TASK BRIEF: Copy every line of the records below where the word "this" occurs.

INPUT:
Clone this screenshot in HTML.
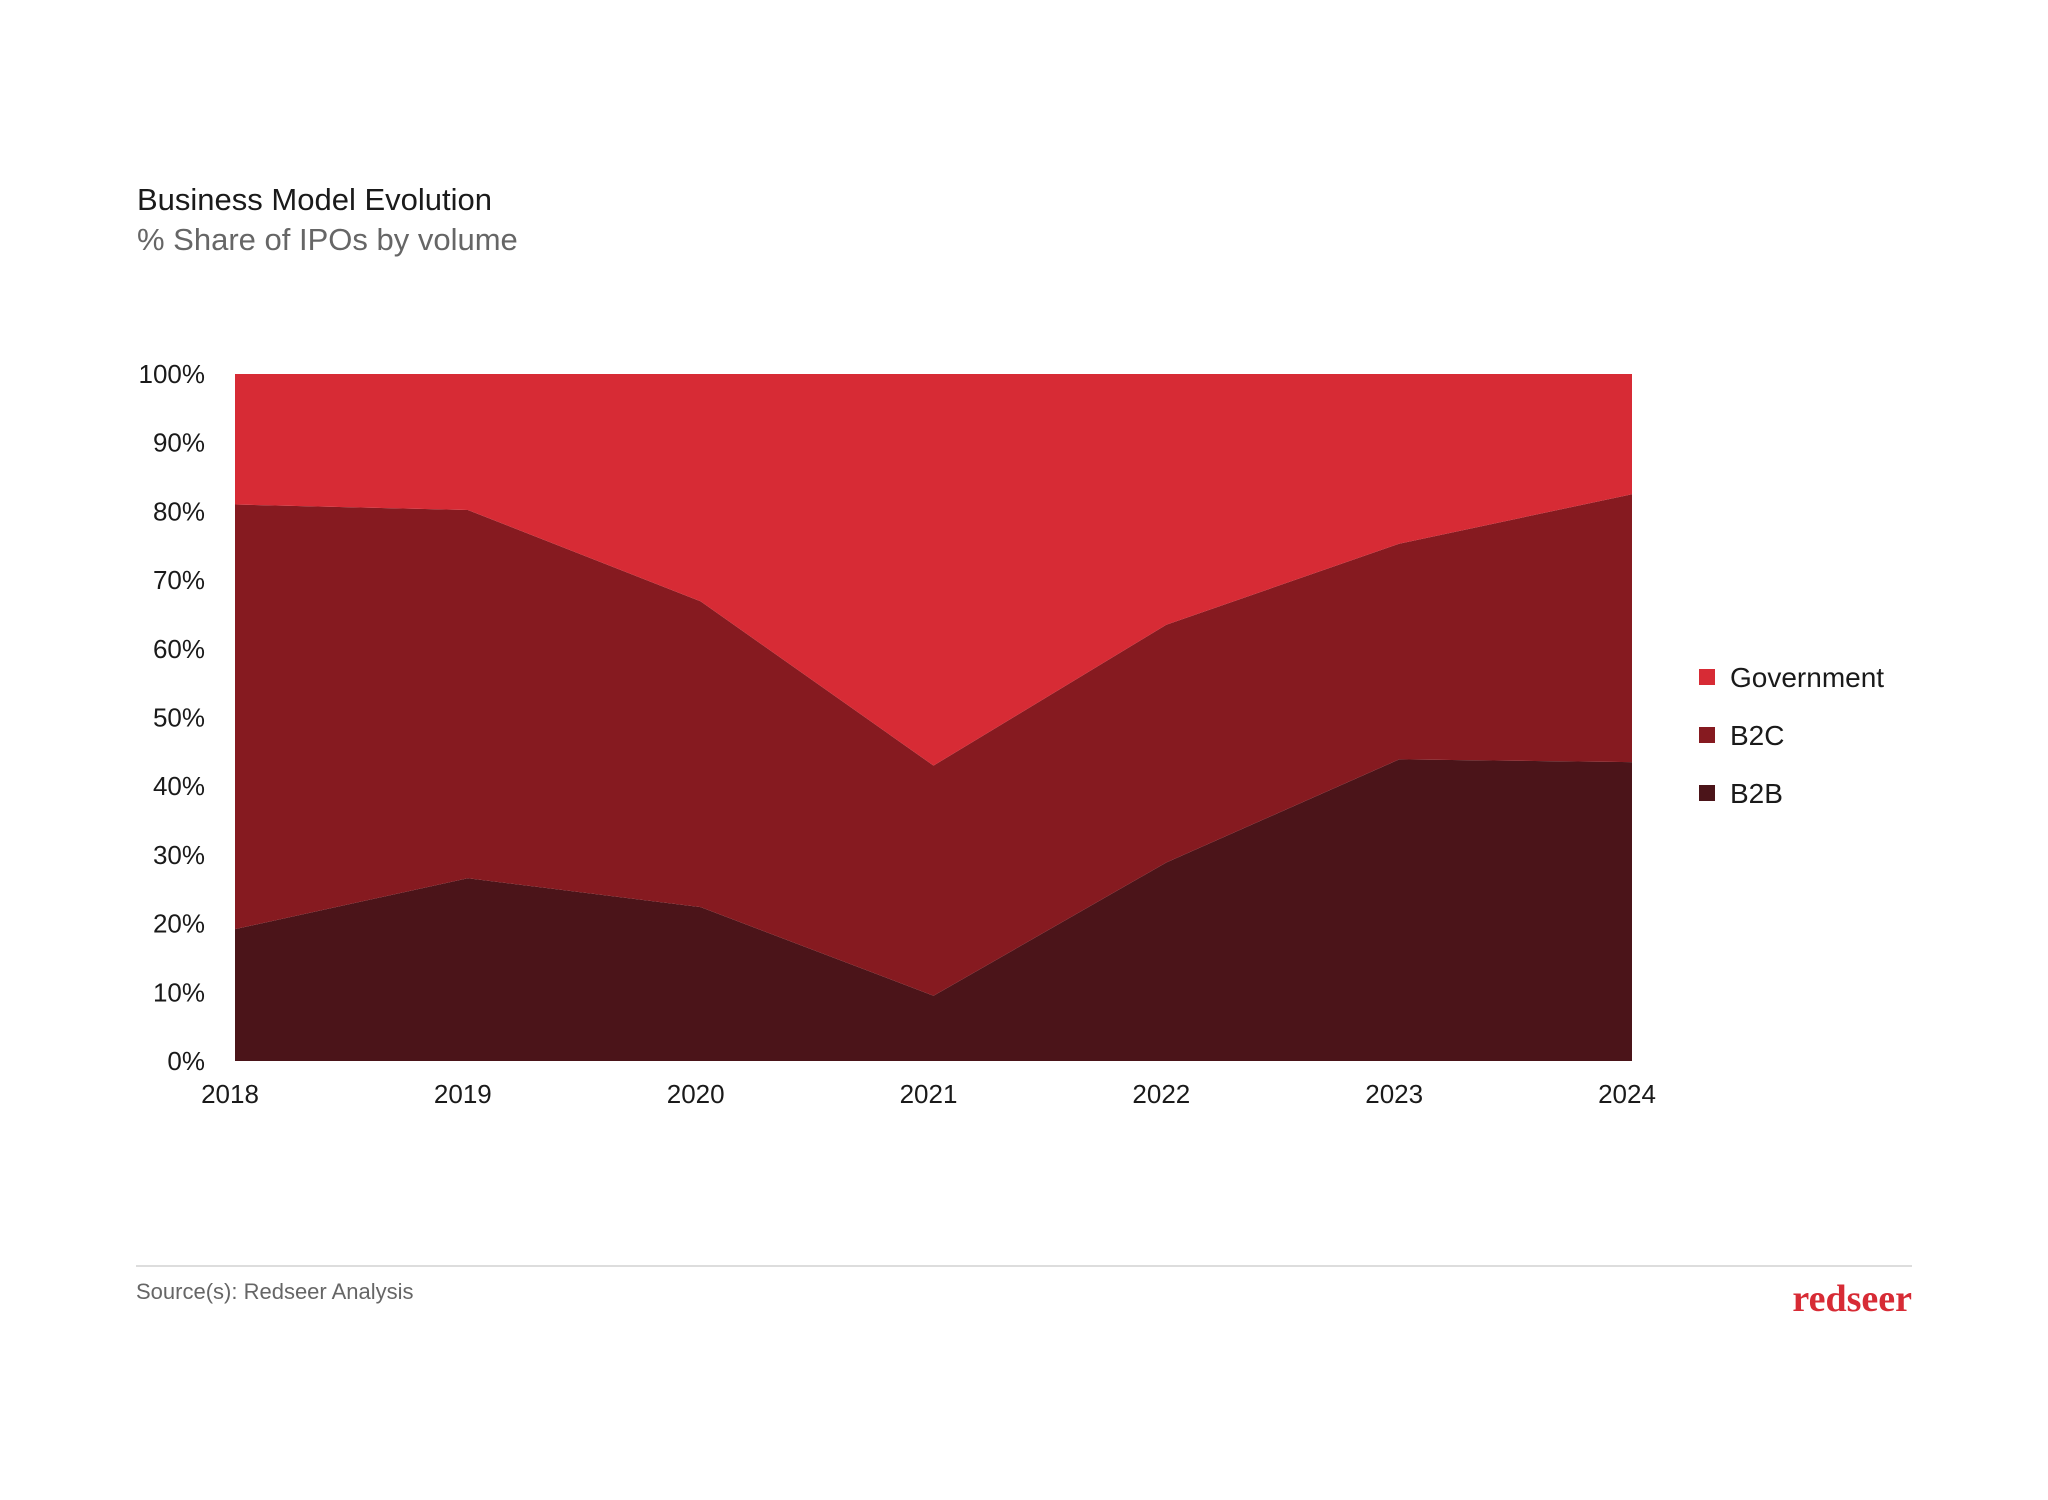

* * *

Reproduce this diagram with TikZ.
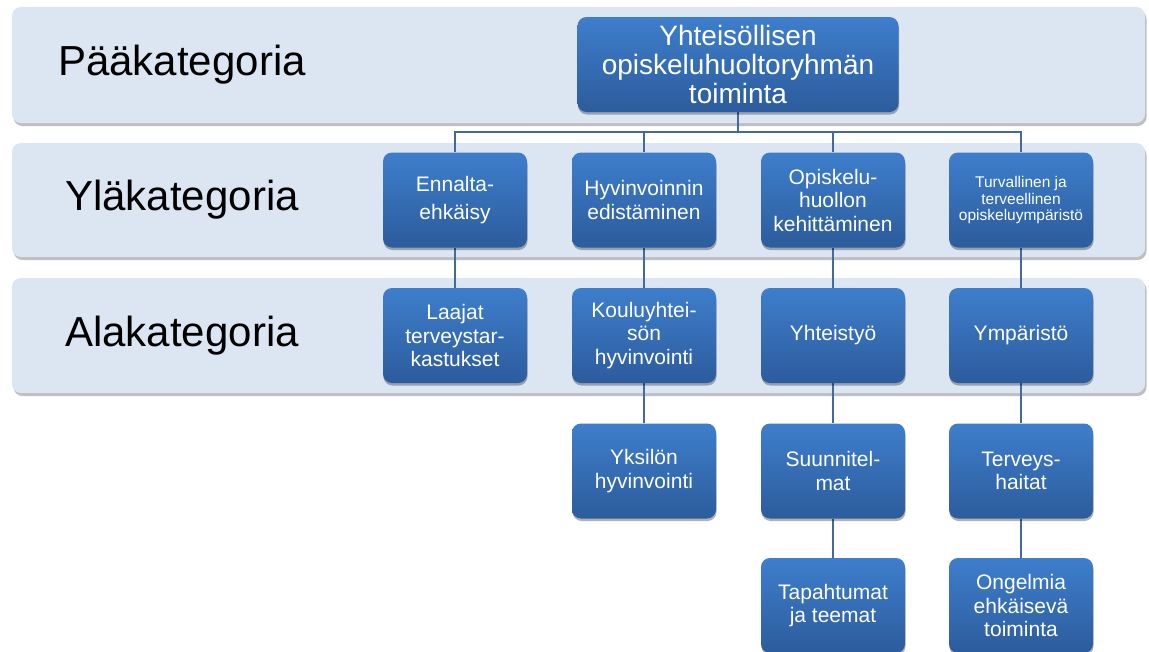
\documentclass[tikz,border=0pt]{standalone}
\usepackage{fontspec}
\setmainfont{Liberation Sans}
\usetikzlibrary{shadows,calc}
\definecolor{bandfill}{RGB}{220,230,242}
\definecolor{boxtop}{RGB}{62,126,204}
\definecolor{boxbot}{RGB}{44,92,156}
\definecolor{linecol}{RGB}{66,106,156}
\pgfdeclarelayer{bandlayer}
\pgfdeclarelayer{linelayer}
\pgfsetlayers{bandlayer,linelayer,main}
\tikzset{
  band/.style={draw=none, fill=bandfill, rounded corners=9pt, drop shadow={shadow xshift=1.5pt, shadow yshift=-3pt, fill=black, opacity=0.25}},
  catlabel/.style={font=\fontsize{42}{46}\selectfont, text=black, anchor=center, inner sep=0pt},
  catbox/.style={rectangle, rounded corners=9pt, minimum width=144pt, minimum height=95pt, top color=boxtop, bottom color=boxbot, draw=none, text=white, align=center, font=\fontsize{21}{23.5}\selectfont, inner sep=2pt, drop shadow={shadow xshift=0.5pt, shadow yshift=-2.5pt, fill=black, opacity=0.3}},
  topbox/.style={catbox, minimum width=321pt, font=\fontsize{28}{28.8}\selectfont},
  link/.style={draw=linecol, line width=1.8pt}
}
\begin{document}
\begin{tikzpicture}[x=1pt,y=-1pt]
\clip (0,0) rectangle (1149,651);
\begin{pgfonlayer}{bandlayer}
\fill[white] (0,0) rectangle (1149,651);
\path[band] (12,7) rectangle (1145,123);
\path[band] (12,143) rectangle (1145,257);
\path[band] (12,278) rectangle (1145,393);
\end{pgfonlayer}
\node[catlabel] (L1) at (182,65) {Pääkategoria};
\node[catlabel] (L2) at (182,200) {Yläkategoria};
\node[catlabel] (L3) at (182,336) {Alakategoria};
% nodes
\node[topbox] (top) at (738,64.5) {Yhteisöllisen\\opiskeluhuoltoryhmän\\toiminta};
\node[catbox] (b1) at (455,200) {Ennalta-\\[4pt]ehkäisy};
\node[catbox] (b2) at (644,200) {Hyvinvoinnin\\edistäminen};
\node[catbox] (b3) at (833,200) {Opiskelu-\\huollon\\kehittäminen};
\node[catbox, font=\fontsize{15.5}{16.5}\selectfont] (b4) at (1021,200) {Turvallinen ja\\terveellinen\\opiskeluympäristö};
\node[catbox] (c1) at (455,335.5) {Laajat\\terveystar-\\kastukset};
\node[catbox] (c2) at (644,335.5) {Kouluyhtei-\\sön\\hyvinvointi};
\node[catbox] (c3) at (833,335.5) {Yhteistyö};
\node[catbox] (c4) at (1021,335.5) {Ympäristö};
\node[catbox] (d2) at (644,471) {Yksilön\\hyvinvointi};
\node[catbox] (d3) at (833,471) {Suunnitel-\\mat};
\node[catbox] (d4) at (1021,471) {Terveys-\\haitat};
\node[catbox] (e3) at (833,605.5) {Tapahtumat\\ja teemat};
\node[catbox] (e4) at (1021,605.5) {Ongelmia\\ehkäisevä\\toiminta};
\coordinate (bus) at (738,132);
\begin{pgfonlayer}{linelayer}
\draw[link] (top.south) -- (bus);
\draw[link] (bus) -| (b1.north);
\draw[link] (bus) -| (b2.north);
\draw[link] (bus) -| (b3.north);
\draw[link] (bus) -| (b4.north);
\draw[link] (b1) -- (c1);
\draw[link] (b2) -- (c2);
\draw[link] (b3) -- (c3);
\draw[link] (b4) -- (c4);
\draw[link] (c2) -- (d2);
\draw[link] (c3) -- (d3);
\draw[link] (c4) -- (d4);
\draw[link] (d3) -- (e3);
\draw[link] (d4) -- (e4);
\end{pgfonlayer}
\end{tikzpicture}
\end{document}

COMPLETED TASK:
Clone this screenshot in HTML.
Reproduce this diagram with TikZ.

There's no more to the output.